§ What to produce: Pull out exactly the lines from the line containing "Write a component" to the line containing "import * as", both lines included, with pictures removed from the copy.

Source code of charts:
-----
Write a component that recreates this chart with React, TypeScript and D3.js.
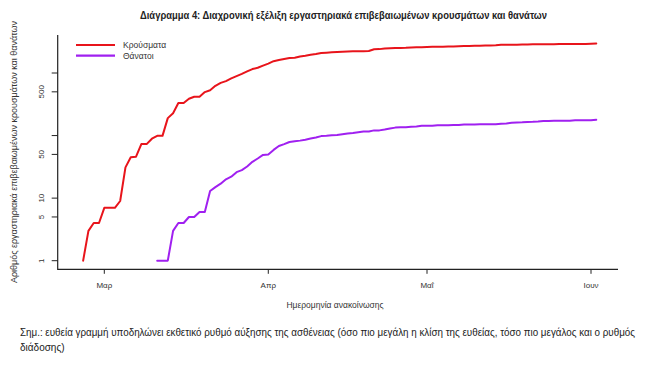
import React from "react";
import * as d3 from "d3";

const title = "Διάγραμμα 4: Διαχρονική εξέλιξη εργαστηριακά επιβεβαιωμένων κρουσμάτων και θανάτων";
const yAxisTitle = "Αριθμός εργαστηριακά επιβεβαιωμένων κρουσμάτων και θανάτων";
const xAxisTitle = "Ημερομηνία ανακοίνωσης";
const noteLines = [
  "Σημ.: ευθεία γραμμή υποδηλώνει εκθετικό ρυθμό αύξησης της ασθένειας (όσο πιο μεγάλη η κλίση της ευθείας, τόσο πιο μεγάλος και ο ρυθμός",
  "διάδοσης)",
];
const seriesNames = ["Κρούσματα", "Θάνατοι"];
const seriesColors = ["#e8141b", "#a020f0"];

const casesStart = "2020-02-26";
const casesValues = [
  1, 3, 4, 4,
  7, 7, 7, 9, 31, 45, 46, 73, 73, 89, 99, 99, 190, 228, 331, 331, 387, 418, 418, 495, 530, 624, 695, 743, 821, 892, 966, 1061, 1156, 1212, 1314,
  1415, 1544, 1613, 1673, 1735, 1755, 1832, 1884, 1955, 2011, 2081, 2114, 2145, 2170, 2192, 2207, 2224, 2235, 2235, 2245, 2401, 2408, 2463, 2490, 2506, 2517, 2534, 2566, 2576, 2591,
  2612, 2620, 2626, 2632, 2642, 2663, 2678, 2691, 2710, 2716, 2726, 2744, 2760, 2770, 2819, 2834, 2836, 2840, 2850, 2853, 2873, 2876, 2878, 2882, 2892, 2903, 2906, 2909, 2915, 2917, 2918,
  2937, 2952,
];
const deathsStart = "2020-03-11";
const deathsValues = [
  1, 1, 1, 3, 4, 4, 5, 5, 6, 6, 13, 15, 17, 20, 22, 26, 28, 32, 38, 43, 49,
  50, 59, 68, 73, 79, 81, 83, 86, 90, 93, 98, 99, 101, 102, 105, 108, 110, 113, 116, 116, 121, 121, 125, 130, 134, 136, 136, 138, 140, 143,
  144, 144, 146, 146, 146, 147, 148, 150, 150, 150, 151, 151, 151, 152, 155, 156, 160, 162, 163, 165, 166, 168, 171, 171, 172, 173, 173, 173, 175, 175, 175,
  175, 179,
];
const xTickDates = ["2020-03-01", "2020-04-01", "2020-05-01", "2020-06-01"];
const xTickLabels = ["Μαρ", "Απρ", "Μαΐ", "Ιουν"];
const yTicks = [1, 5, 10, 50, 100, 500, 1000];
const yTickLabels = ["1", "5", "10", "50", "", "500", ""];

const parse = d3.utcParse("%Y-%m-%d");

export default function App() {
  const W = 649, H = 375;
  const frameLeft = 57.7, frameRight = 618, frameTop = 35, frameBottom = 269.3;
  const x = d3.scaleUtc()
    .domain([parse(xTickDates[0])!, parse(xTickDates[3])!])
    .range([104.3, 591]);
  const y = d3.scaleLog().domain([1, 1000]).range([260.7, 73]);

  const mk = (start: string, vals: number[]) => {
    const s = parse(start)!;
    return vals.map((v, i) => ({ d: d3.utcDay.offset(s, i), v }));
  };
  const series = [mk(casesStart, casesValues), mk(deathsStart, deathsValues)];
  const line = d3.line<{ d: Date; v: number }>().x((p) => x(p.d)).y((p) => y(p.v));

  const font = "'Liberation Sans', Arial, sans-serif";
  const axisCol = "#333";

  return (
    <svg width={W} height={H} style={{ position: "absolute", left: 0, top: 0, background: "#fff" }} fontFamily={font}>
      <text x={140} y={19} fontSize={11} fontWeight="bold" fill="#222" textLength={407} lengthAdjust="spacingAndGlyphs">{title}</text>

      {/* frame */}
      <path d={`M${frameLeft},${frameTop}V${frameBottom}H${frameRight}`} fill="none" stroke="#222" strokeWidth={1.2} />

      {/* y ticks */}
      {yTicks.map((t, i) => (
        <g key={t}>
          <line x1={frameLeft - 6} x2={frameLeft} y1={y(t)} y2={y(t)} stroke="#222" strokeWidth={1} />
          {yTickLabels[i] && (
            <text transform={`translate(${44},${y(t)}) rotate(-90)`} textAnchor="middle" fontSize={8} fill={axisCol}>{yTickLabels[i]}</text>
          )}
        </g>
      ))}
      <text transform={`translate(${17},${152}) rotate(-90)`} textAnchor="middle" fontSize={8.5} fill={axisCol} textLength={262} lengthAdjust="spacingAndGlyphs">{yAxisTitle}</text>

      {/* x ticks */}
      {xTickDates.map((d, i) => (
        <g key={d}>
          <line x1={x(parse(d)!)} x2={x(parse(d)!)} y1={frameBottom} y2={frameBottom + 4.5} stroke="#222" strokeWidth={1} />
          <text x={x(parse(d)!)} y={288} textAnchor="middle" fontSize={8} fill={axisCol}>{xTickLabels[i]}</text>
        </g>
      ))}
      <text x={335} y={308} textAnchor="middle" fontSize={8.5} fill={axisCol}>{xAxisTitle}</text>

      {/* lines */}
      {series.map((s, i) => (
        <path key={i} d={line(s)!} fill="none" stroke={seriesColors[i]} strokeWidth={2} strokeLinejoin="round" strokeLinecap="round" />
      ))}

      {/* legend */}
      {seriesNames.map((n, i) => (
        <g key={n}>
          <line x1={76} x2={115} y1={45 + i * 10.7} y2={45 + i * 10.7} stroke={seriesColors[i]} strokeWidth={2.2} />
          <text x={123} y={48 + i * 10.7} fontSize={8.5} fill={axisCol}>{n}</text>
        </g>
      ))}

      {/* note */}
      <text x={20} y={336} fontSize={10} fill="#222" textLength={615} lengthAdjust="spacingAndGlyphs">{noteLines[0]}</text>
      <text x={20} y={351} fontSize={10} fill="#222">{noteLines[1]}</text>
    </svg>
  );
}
-----
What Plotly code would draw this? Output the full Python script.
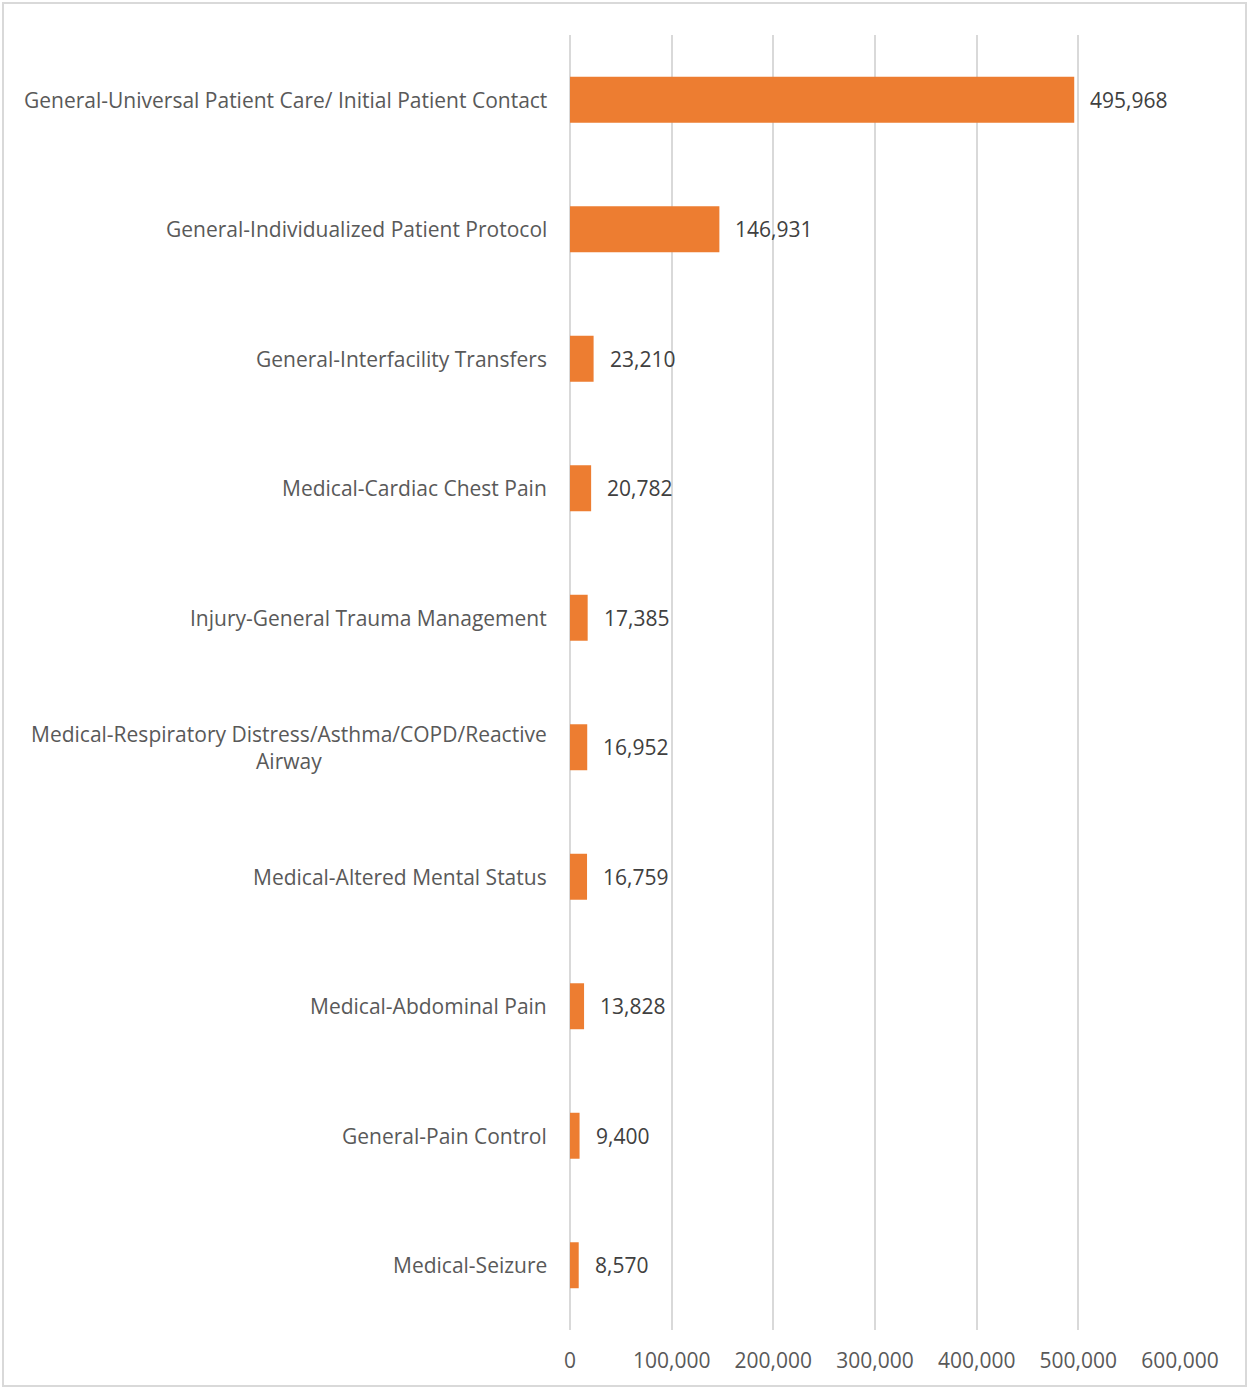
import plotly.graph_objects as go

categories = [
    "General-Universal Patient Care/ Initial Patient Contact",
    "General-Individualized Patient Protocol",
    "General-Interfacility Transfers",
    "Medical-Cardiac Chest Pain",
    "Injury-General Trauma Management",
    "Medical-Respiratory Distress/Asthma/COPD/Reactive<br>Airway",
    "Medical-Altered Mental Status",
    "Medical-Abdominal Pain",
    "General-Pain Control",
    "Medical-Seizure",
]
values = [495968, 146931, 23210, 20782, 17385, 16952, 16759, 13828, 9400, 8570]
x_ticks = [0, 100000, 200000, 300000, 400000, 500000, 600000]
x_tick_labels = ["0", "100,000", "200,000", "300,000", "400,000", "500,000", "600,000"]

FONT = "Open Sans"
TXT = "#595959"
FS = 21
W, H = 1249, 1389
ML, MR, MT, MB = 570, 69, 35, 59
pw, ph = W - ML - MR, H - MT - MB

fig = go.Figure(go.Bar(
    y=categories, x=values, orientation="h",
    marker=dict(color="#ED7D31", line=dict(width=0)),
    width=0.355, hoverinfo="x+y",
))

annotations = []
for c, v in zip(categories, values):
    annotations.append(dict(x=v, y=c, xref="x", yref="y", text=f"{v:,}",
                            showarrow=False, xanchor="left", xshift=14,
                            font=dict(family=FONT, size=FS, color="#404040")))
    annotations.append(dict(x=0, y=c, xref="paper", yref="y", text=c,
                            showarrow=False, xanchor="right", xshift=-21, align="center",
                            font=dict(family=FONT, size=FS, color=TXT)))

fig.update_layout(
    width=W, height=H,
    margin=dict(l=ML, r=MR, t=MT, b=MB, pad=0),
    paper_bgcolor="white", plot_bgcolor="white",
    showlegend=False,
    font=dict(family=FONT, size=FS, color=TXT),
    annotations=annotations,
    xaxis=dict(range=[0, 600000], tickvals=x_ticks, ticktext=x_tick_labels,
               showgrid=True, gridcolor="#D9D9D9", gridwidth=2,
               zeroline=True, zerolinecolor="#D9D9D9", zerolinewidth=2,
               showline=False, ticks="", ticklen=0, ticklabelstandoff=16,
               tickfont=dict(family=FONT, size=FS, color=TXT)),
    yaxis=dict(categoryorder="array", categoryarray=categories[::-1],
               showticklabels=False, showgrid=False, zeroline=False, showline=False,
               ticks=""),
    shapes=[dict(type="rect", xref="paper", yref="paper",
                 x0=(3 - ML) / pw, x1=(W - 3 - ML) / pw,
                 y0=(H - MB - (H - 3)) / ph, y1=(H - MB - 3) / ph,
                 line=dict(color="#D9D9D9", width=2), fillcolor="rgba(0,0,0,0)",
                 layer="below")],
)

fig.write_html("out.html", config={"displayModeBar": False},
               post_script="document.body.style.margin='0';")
-----
§ Written response:
Write a component that recreates this chart with React, TypeScript and D3.js.
import React from "react";
import * as d3 from "d3";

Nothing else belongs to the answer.